--- Start of DATA ---

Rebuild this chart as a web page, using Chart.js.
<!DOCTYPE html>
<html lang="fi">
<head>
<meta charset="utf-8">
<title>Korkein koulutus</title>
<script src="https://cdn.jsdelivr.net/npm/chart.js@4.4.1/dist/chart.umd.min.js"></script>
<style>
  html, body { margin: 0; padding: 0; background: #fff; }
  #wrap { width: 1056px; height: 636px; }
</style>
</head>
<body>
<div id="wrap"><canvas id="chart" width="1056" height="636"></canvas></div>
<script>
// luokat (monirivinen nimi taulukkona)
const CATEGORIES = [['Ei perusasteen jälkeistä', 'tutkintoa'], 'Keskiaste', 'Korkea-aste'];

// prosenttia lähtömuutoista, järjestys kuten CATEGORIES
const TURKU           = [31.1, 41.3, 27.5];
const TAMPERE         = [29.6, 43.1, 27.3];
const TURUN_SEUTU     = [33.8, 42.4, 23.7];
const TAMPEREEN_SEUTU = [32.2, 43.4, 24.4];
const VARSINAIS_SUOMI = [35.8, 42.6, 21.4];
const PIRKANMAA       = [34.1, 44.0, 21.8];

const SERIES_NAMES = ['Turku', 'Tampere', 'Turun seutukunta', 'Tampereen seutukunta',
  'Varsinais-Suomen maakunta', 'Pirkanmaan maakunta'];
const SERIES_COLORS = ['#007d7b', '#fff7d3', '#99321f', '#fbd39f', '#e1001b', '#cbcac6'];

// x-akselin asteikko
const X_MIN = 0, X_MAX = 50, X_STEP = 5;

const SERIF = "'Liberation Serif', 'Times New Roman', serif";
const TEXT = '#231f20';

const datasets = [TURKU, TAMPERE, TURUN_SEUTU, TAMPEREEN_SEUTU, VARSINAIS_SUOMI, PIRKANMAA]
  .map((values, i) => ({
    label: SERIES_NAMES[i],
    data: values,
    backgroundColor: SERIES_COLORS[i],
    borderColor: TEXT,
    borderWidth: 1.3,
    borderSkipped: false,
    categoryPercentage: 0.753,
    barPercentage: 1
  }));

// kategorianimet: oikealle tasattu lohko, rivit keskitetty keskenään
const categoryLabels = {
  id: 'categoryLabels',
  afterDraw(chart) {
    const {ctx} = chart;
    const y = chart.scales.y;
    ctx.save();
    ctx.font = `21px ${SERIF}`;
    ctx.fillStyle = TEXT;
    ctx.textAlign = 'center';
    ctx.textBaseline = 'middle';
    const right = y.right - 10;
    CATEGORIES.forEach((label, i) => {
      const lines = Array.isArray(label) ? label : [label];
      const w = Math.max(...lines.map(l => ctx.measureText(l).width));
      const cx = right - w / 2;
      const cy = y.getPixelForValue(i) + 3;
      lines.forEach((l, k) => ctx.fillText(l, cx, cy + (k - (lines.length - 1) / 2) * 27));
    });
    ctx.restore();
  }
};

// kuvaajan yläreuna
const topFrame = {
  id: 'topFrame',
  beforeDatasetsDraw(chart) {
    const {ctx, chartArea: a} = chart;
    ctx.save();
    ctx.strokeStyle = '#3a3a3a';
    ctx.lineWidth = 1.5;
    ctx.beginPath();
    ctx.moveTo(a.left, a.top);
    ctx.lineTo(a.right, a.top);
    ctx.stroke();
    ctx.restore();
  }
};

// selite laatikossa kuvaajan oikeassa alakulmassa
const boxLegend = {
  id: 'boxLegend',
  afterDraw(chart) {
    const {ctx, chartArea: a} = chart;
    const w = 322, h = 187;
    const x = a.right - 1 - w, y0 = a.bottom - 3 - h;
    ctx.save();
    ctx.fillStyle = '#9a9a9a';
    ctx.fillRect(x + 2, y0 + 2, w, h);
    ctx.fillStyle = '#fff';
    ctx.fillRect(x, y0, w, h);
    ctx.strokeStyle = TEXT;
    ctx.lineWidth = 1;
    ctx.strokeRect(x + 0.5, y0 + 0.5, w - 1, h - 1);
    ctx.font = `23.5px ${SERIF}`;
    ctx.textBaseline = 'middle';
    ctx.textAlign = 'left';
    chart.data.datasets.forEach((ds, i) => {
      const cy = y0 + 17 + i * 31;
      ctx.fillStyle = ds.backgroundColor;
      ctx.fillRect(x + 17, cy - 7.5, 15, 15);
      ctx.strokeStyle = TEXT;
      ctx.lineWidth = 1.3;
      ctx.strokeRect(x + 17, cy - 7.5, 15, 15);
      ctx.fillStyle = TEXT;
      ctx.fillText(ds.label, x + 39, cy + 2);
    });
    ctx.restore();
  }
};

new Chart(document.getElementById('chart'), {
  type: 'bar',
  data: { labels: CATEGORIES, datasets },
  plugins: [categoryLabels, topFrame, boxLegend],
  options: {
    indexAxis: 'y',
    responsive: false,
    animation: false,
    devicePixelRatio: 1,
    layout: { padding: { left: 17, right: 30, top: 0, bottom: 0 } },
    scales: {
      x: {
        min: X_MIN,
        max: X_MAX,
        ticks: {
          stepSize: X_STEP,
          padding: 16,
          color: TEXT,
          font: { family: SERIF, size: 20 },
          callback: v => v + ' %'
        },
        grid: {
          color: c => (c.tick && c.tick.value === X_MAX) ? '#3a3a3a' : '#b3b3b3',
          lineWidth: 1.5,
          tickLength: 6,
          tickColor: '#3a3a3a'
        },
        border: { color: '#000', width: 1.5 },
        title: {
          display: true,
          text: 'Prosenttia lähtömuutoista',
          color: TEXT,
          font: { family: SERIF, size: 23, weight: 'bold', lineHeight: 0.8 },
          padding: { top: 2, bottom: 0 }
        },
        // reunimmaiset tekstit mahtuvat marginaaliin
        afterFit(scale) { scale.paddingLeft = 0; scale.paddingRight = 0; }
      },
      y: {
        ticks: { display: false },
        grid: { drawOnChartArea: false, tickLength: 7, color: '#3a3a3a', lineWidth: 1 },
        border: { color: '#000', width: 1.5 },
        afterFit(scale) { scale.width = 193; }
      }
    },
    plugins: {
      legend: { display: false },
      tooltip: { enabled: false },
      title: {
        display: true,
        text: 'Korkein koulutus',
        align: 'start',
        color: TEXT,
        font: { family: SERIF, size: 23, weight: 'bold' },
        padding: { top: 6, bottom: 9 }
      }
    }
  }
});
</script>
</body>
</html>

--- End of DATA ---

Please write out the material word for word from its first line through the line holding "const TEXT = '#231f20';", including both, and no line past it.

Rebuild this chart as a web page, using Chart.js.
<!DOCTYPE html>
<html lang="fi">
<head>
<meta charset="utf-8">
<title>Korkein koulutus</title>
<script src="https://cdn.jsdelivr.net/npm/chart.js@4.4.1/dist/chart.umd.min.js"></script>
<style>
  html, body { margin: 0; padding: 0; background: #fff; }
  #wrap { width: 1056px; height: 636px; }
</style>
</head>
<body>
<div id="wrap"><canvas id="chart" width="1056" height="636"></canvas></div>
<script>
// luokat (monirivinen nimi taulukkona)
const CATEGORIES = [['Ei perusasteen jälkeistä', 'tutkintoa'], 'Keskiaste', 'Korkea-aste'];

// prosenttia lähtömuutoista, järjestys kuten CATEGORIES
const TURKU           = [31.1, 41.3, 27.5];
const TAMPERE         = [29.6, 43.1, 27.3];
const TURUN_SEUTU     = [33.8, 42.4, 23.7];
const TAMPEREEN_SEUTU = [32.2, 43.4, 24.4];
const VARSINAIS_SUOMI = [35.8, 42.6, 21.4];
const PIRKANMAA       = [34.1, 44.0, 21.8];

const SERIES_NAMES = ['Turku', 'Tampere', 'Turun seutukunta', 'Tampereen seutukunta',
  'Varsinais-Suomen maakunta', 'Pirkanmaan maakunta'];
const SERIES_COLORS = ['#007d7b', '#fff7d3', '#99321f', '#fbd39f', '#e1001b', '#cbcac6'];

// x-akselin asteikko
const X_MIN = 0, X_MAX = 50, X_STEP = 5;

const SERIF = "'Liberation Serif', 'Times New Roman', serif";
const TEXT = '#231f20';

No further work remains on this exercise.